By Vaidehi Joshi
Danielle Reydon came to Sakhi to turn theory into practice. While obtaining her undergraduate degrees in History and Anthropology from Brooklyn College, Danielle became cognizant of the disconnect between academia and lived experience. A few months before graduation, Danielle took on a three-month internship at Sakhi in the Development department. “I wanted to try and do something more substantial,” she explains. Danielle has since transitioned into the full time role of Program and Development Associate.

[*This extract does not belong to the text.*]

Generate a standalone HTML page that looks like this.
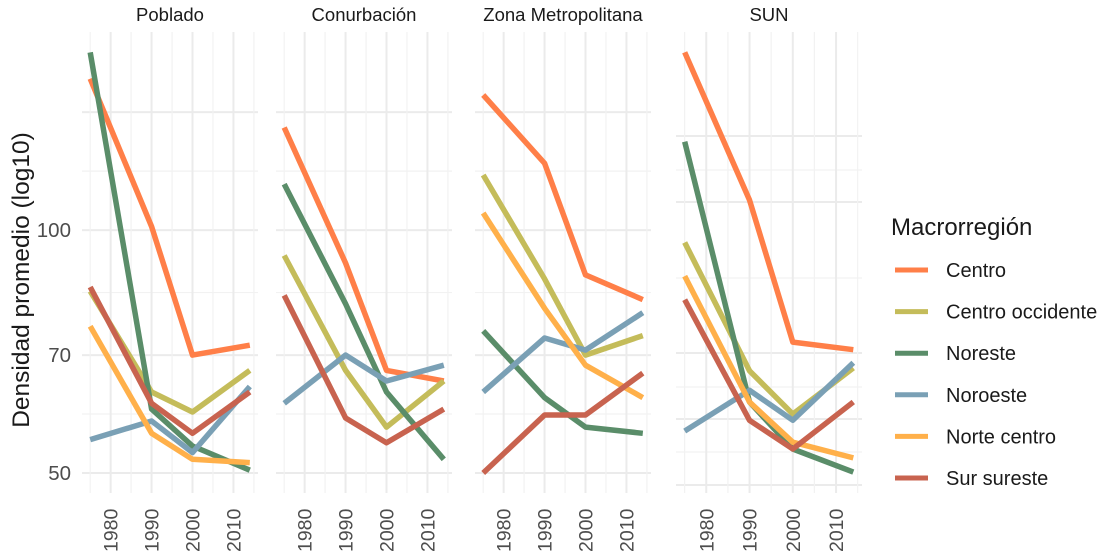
<!DOCTYPE html>
<html><head><meta charset="utf-8">
<style>
html,body{margin:0;padding:0;background:#fff;}
svg{display:block;font-family:"Liberation Sans","DejaVu Sans",sans-serif;}
</style></head>
<body>
<svg id="chart" width="1101" height="555" viewBox="0 0 1101 555">
<g id="grid"></g>
<g id="series"></g>
<g id="axes"></g>
<text x="29" y="280" transform="rotate(-90 29 280)" text-anchor="middle" font-size="24.5" fill="#1a1a1a">Densidad promedio (log10)</text>
<g id="legend">
<text x="891" y="235" font-size="24" fill="#1a1a1a">Macrorregión</text>
</g>
</svg>
<script>
const NS="http://www.w3.org/2000/svg";
const years=[1975,1990,2000,2014];
const panels=["Poblado","Conurbación","Zona Metropolitana","SUN"];
const regions=["Centro","Centro occidente","Noreste","Noroeste","Norte centro","Sur sureste"];
const colors=["#FF7F48","#C4BC5A","#5A8D69","#7AA0B5","#FFB04A","#C8634F"];
const poblado=[[154,101,70,72],[84,63,59.5,67],[166,60,54,50.4],[55,58,53,64],[76,56,52,51.5],[85,61,56,63]];
const conurbacion=[[134,91,67,65],[93,67,57,65],[114,81,63,52],[61,70,65,68],null,[83,58.5,54.5,60]];
const zonaMetro=[[147,121,88,82],[117,87,70,74],[75,62,57,56],[63,73.5,71,79],[105,80,68,62],[50,59,59,66.5]];
const sun=[[160,105,70,68.5],[93,64.5,57,65],[124,59,51.6,48.3],[54.3,61,56,66],[84.5,59,52.6,50.3],[79,56,51.6,59]];
const panelData=[poblado,conurbacion,zonaMetro,sun];
const yTickVals=[50,70,100];
const yMajor=[50,70,100,140];
const xTickYears=[1980,1990,2000,2010];

const panelLeft=[82,276,475,676];
const panelWidth=[176,176,176,186];
const plotTop=32, plotBottom=493;
const xDom=[1973,2016];
function xScale(p,yr){return panelLeft[p]+(yr-xDom[0])/(xDom[1]-xDom[0])*panelWidth[p];}
function yScale(p,v){
  if(p===3) return 460-807*Math.log10(v/50);
  return 473-807*Math.log10(v/50);
}
function mk(tag,attrs,parent){const e=document.createElementNS(NS,tag);for(const k in attrs)e.setAttribute(k,attrs[k]);parent.appendChild(e);return e;}
const grid=document.getElementById('grid'), series=document.getElementById('series'), axes=document.getElementById('axes'), legend=document.getElementById('legend');

const sunGrid=[[136,1],[170,0],[202,1],[278,0],[353,1],[387,0],[419,1],[452,0],[485,1]];
for(let p=0;p<4;p++){
  const x0=panelLeft[p], x1=panelLeft[p]+panelWidth[p];
  let hl=[];
  if(p<3){
    for(let i=0;i<yMajor.length;i++){
      hl.push([yScale(p,yMajor[i]),1]);
      if(i<yMajor.length-1) hl.push([yScale(p,Math.sqrt(yMajor[i]*yMajor[i+1])),0]);
    }
  } else hl=sunGrid;
  hl.forEach(h=>{
    const l=mk('line',{x1:x0,x2:x1,y1:h[0],y2:h[0],stroke:h[1]?'#ebebeb':'#f2f2f2','stroke-width':h[1]?2:1.2},grid);
    
    
  });
  for(let yr=1975;yr<=2015;yr+=5){
    const major=yr%10===0;
    const x=xScale(p,yr);
    const l=mk('line',{x1:x,x2:x,y1:plotTop,y2:plotBottom,stroke:major?'#ebebeb':'#f2f2f2','stroke-width':major?2:1.2},grid);
    
    
  }
  const t=mk('text',{x:x0+panelWidth[p]/2,y:21,'text-anchor':'middle','font-size':18.5,fill:'#1a1a1a'},axes);
  t.textContent=panels[p];
  
  
  xTickYears.forEach(yr=>{
    const x=xScale(p,yr)+7;
    const tx=mk('text',{x:x,y:552,transform:`rotate(-90 ${x} 552)`,'font-size':19.5,fill:'#4d4d4d'},axes);
    tx.textContent=yr;
    
    
  });
  const d=panelData[p];
  d.forEach((vals,ri)=>{
    if(!vals) return;
    const pts=vals.map((v,i)=>xScale(p,years[i]).toFixed(1)+','+yScale(p,v).toFixed(1)).join(' ');
    const pl=mk('polyline',{points:pts,fill:'none',stroke:colors[ri],'stroke-width':5.5,'stroke-linejoin':'round'},series);
    
    
  });
}
yTickVals.forEach(v=>{
  const t=mk('text',{x:71,y:yScale(0,v)+7,'text-anchor':'end','font-size':20.5,fill:'#4d4d4d'},axes);
  t.textContent=v;
  
  
});
regions.forEach((r,i)=>{
  const y=270+i*41.6;
  const l=mk('line',{x1:895,x2:928,y1:y,y2:y,stroke:colors[i],'stroke-width':5},legend);
  
  
  const t=mk('text',{x:946,y:y+7,'font-size':20,fill:'#1a1a1a'},legend);
  t.textContent=r;
  
  
});
</script>
</body></html>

A crucial aspect of the work of any community-based organization is maintaining financial support for the services it provides for the community. Danielle’s new role is, in essence, an integration of two different aspects of working at an anti-domestic violence organization. Danielle describes her position as a link between Sakhi’s survivors and Sakhi’s donors; emphasizing the importance of coalition-building, as well as its significance as a tool for community outreach. By integrating her experiences from Sakhi’s various programs into grant proposals, Danielle exposes our philanthropic partners to the work that Sakhi does so that they can understand how Sakhi affects both the individuals it serves, as well as the diverse components of our community at large.

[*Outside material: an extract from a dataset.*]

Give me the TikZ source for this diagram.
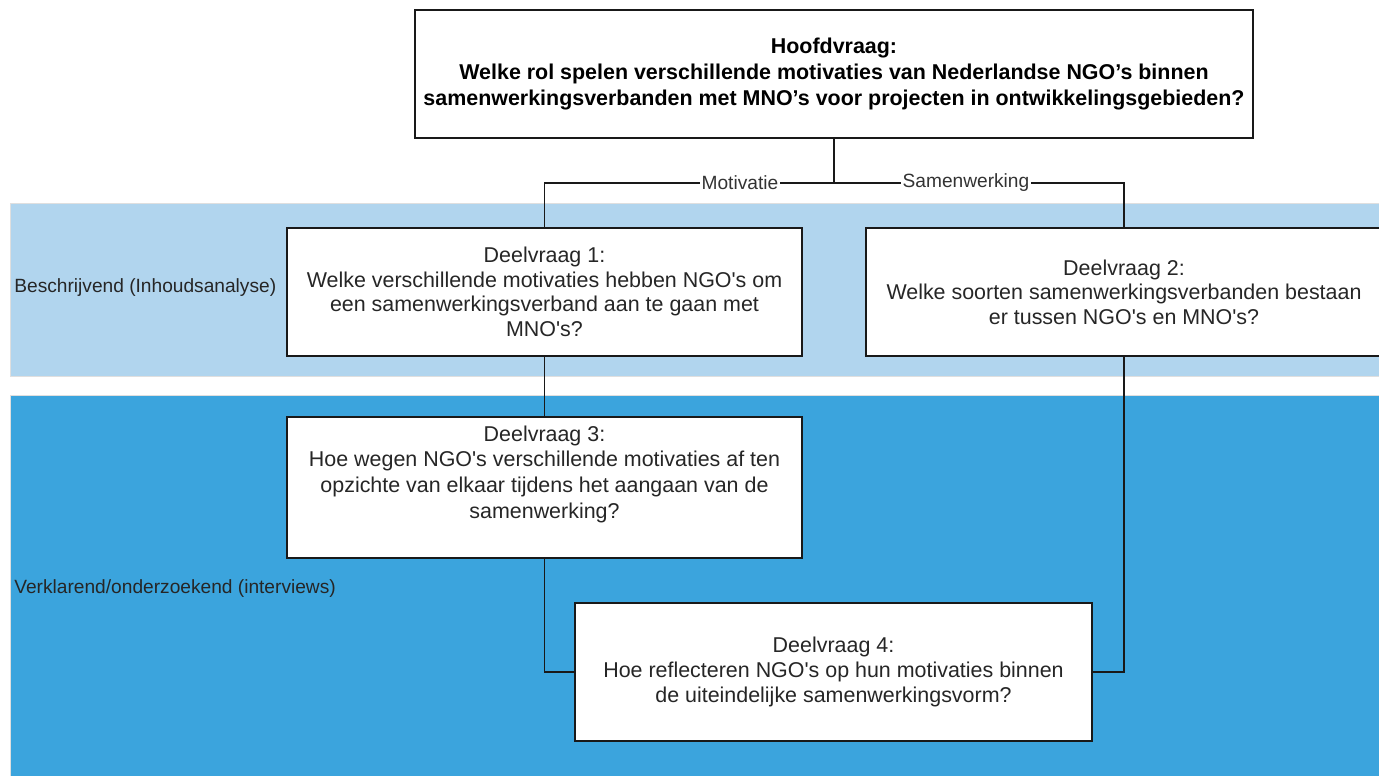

The programming aspect of Danielle’s job requires that she collaborates with Sakhi’s Direct Services team to plan workshops as she builds financial support for the programming that Sakhi is providing for survivors. Sakhi’s upcoming Arts and Activism Workshop is one example of such cooperation. Danielle comes to Sakhi with more than two years of experience in the arts sector. Her past role as a gallery assistant introduced her to drafting press releases and maintaining gallery databases and exhibitions. She intends to integrate this past experience as she curates an exhibition which will show the final product from this arts workshop series.
In her short time here at Sakhi, Danielle has already had to face many challenges; stating that learning “the language of funders” itself can present a difficulty because it requires translating on a conceptual level the work that we do with individual women facing abuse. She explains the complexity of working in Development, stating that even though she doesn’t work directly with survivors, she is still “struck by the reality” of domestic violence. Despite the challenges, Danielle has already seen much growth and progress at Sakhi, and is excited to participate in the revitalization of the Women’s Health Initiative and the launching of the Restorative Justice Project.
Danielle’s future plans are evidence of her passion for Sakhi and its mission. Her long term goal at Sakhi is to create an open dialogue with survivors about sexual assault, plan for coalition building within a global framework, and address the issue of dating violence. Danielle plans to attend law school and obtain an MA in history in the near future. We welcome her to the Sakhi Team!